Search code examples
pythonstringunicodescrapystring-conversion

how to convert unicode string on unicode format with python?


I'm a student to learn python scrapy(crawler).

I want to convert unicode string to str in python. but this unicode string is not common string. this unicode is unicode format. please see below code.

# python 2.7
...
print(type(name[0]))
print(name[0])
print(type(keyword_name_temp))
print(keyword_name_temp)
...

I can see console like below, when run upper script.

$ <type 'unicode'>
$ 서용교 ## this words is korean characters
$ <type 'unicode'>
$ u'\\uc9c0\\ubc29\\uc790\\uce58\\ub2e8\\uccb4'

I want see "keyword_name_temp" as korean. but I don't know how to do...

I got the name list and keyword_name_temp from html code with http request.

name list fundamentally was String format.

keyword_name_temp fundamentally was unicode format.

please anybody help me !


Solution

  • u'\\uc9c0\\ubc29\\uc790\\uce58\\ub2e8\\uccb4' contains real backslashes (backslash being an escape character in Python string literals, python interpreter prints backslash in strings as \\) followed by u and hex sequences, not literal Unicode characters U+C9C0 etc. which are commonly written using \u escape sequence (Would that string happen to come from some JSON object perhaps?)
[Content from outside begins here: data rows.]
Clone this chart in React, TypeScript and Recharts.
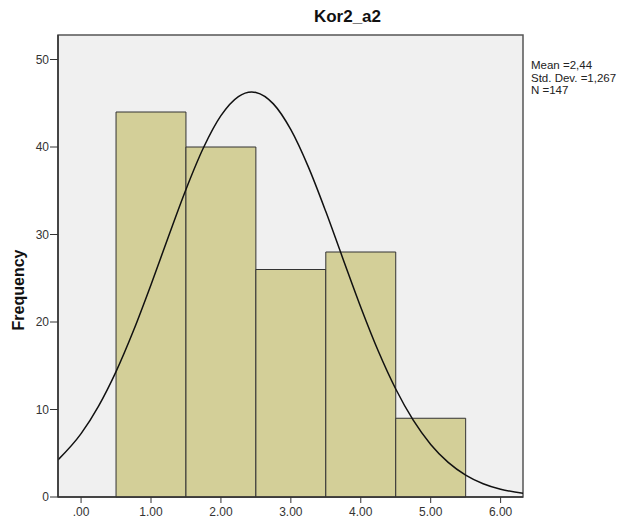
import React from 'react';
import { ComposedChart, Line, XAxis, YAxis, ReferenceArea } from 'recharts';

const binStarts = [0.5, 1.5, 2.5, 3.5, 4.5];
const binEnds = [1.5, 2.5, 3.5, 4.5, 5.5];
const binCounts = [44, 40, 26, 28, 9];

const curveX = [-0.33, 0, 0.25, 0.5, 0.75, 1, 1.25, 1.5, 1.75, 2, 2.25, 2.44, 2.5, 2.75, 3, 3.25, 3.5, 3.75, 4, 4.25, 4.5, 4.75, 5, 5.25, 5.5, 5.75, 6, 6.32];
const curveY = [4.24, 7.24, 10.39, 14.33, 19.02, 24.26, 29.78, 35.15, 39.91, 43.58, 45.77, 46.29, 46.24, 44.93, 41.98, 37.73, 32.62, 27.12, 21.69, 16.68, 12.34, 8.78, 6.01, 3.96, 2.51, 1.52, 0.89, 0.43];

const xTicks = [0, 1, 2, 3, 4, 5, 6];
const xTickLabels = ['.00', '1.00', '2.00', '3.00', '4.00', '5.00', '6.00'];
const yTicks = [0, 10, 20, 30, 40, 50];

const xDomain: [number, number] = [-0.33, 6.32];
const yDomain: [number, number] = [0, 52.8];

const title = 'Kor2_a2';
const yLabel = 'Frequency';
const statsLines = ['Mean =2,44', 'Std. Dev. =1,267', 'N =147'];

const curveData = curveX.map((x, i) => ({ x, y: curveY[i] }));

const font = '"Liberation Sans", Arial, sans-serif';

export default function App() {
  return (
    <div style={{ position: 'absolute', left: 0, top: 0, width: 625, height: 518, background: '#fff', fontFamily: font }}>
      <div style={{ position: 'absolute', left: 0, top: 7, width: 695, textAlign: 'center', fontWeight: 'bold', fontSize: 17, color: '#111' }}>
        {title}
      </div>
      <div style={{ position: 'absolute', left: 531, top: 59, fontSize: 11.5, lineHeight: '12.5px', color: '#222' }}>
        {statsLines.map((s) => (
          <div key={s}>{s}</div>
        ))}
      </div>
      <ComposedChart
        width={625}
        height={518}
        data={curveData}
        margin={{ top: 35, right: 102, bottom: 0, left: 0 }}
      >
        <XAxis
          dataKey="x"
          type="number"
          domain={xDomain}
          ticks={xTicks}
          tickFormatter={(v: number) => xTickLabels[xTicks.indexOf(v)] ?? ''}
          allowDataOverflow
          height={21}
          axisLine={{ stroke: '#333', strokeWidth: 1.5 }}
          tickLine={{ stroke: '#333' }}
          tickSize={6}
          tickMargin={4}
          tick={{ fill: '#333', fontSize: 12, fontFamily: font }}
        />
        <YAxis
          type="number"
          domain={yDomain}
          ticks={yTicks}
          allowDataOverflow
          width={58}
          axisLine={{ stroke: '#333', strokeWidth: 1.5 }}
          tickLine={{ stroke: '#333' }}
          tickSize={8}
          tickMargin={1}
          tick={{ fill: '#333', fontSize: 12, fontFamily: font }}
          label={{
            content: () => (
              <text
                x={24}
                y={290}
                transform="rotate(-90 24 290)"
                textAnchor="middle"
                fontWeight="bold"
                fontSize={16}
                fontFamily={font}
                fill="#111"
              >
                {yLabel}
              </text>
            ),
          }}
        />
        <ReferenceArea
          x1={xDomain[0]}
          x2={xDomain[1]}
          y1={yDomain[0]}
          y2={yDomain[1]}
          fill="#f0f0f0"
          fillOpacity={1}
          stroke="#555"
          strokeWidth={1.5}
        />
        {binCounts.map((c, i) => (
          <ReferenceArea
            key={i}
            x1={binStarts[i]}
            x2={binEnds[i]}
            y1={0}
            y2={c}
            fill="#d3cf98"
            fillOpacity={1}
            stroke="#333"
            strokeWidth={1}
          />
        ))}
        <Line
          dataKey="y"
          type="monotone"
          stroke="#111"
          strokeWidth={1.5}
          dot={false}
          activeDot={false}
          isAnimationActive={false}
        />
      </ComposedChart>
    </div>
  );
}
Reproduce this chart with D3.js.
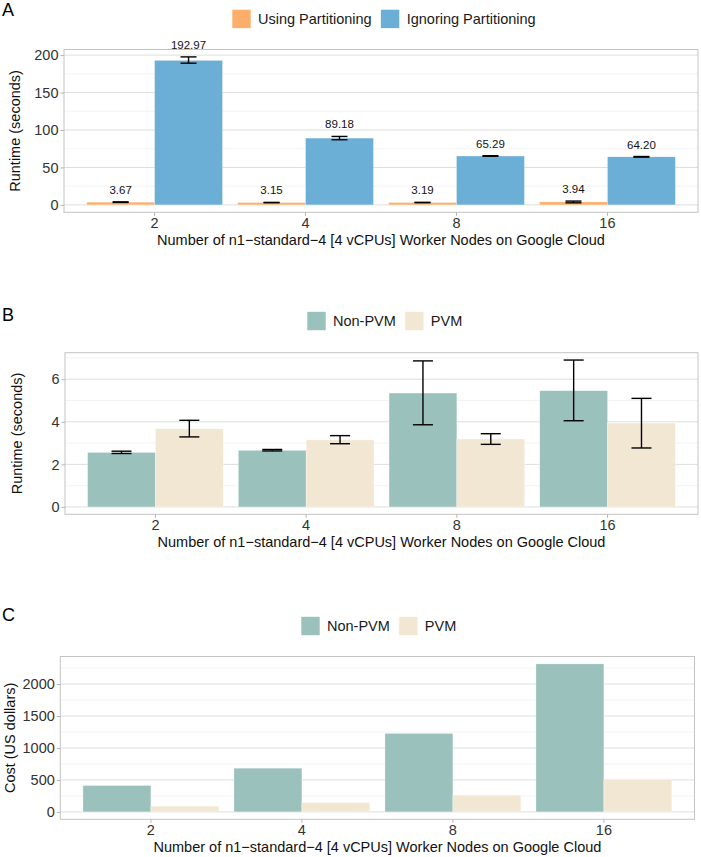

    You can construct a JSON string out of it, and use json.loads() to transform to a unicode string:

    Example in Python 2.7:

    >>> s1 = u'서용교'
    >>> type(s1)
    <type 'unicode'>
    >>> s1
    u'\uc11c\uc6a9\uad50'
    >>> print(s1)
    서용교
    >>> 
    >>> 
    >>> s2 = u'\\uc9c0\\ubc29\\uc790\\uce58\\ub2e8\\uccb4'
    >>> type(s2)
    <type 'unicode'>
    >>>
    >>> # put that unicode string between double-quotes
    >>> # so that json module can interpret it
    >>> ts2 = u'"%s"' % s2
    >>> ts2
    u'"\\uc9c0\\ubc29\\uc790\\uce58\\ub2e8\\uccb4"'
    >>>
    >>> import json
    >>> json.loads(ts2)
    u'\uc9c0\ubc29\uc790\uce58\ub2e8\uccb4'
    >>> print(json.loads(ts2))
    지방자치단체
    >>> 
    

    Another option is to make it a string literal

    >>> import ast
    >>>
    >>> # construct a string literal, with the 'u' prefix
    >>> s2_literal = u'u"%s"' % s2
    >>> s2_literal
    u'u"\\uc9c0\\ubc29\\uc790\\uce58\\ub2e8\\uccb4"'
    >>> print(ast.literal_eval(s2_literal))
    지방자치단체
    >>> 
    >>> # also works with single-quotes string literals
    >>> s2_literal2 = u"u'%s'" % s2
    >>> s2_literal2
    u"u'\\uc9c0\\ubc29\\uc790\\uce58\\ub2e8\\uccb4'"
    >>> 
    >>> print(ast.literal_eval(s2_literal2))
    지방자치단체
    >>>